The idea of making parallel computing simple is at the core of the Illinois Universal Parallel Computing Research Center's research agenda. UPCRC Illinois is a joint research effort of the Illinois department of computer science and the Coordinated Science Laboratory, with funding from corporate partners Microsoft and Intel. Torrellas and his team plan to expand their work on Bulk Multicore in several ways. The team will be examining the scalability of the chunk commit model, as well as how the model can enable efficient support for new program-development and debugging tools, aggressive autotuners and compilers, and even novel programming models.
On a related note, Torrellas, along with Brian Greskamp and Ulya R. Karpuzcu, recently won the Best Paper Award at the International Symposium on Microarchitecture (MICRO) for their work entitled "The BubbleWrap Many-Core: Popping Cores for Sequential Acceleration," which discussed promising new methods for pushing back the power wall for multicore computing architectures.
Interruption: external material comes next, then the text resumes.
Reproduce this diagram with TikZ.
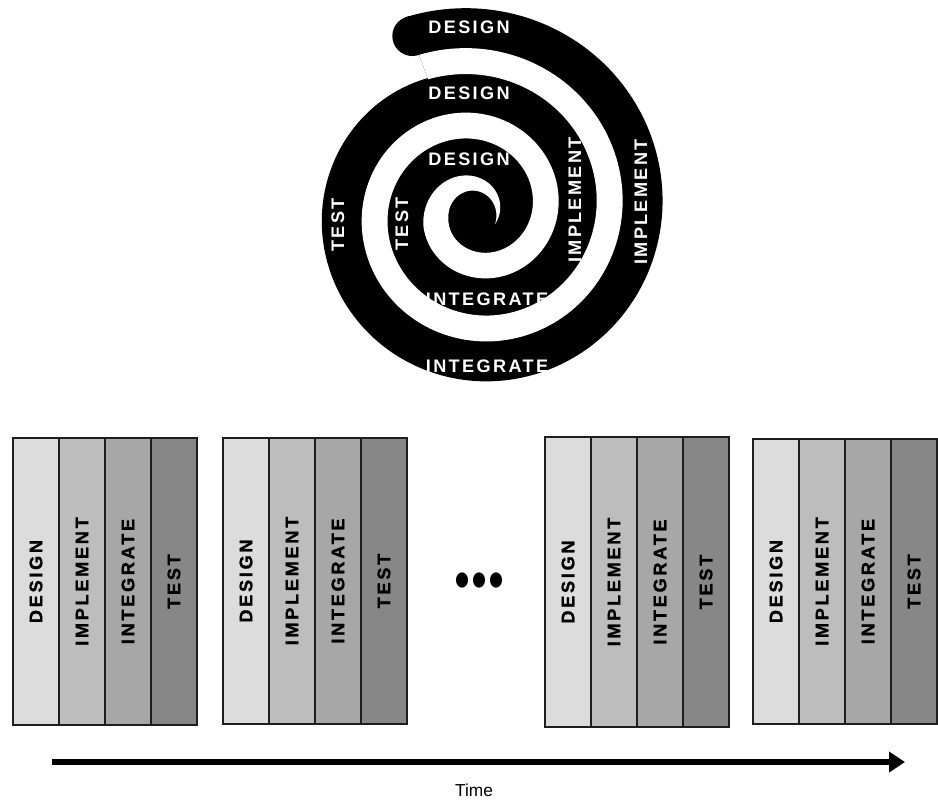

In their paper, the team proposes to push back the many-core power wall with a new scheme called Dynamic Voltage Scaling for Aging Management (DVSAM). The team's system manages processor aging to attain higher performance or lower power consumption.
To make use of this new scheme, the team developed BubbleWrap, a novel many-core architecture that identifies the most power-efficient set of cores in a variation-affected chip -- the largest set that can be simultaneously powered-on. BubbleWrap then designates those cores as Throughput cores dedicated to parallel-section execution. The rest of the cores are designated as Expendable and are dedicated to accelerating sequential sections. BubbleWrap attains maximum sequential acceleration by sacrificing Expendable cores one at a time, running them at elevated supply voltage for a significantly shorter service life each, until they completely wear-out and are discarded.
The team was also able to demonstrate significant performance increases. In simulated 32-core chips, BubbleWrap provides substantial gains over a plain chip with the same power envelope. On average, the most aggressive design runs fully-sequential applications at a 16% higher frequency, and fully parallel ones with a 30% higher throughput.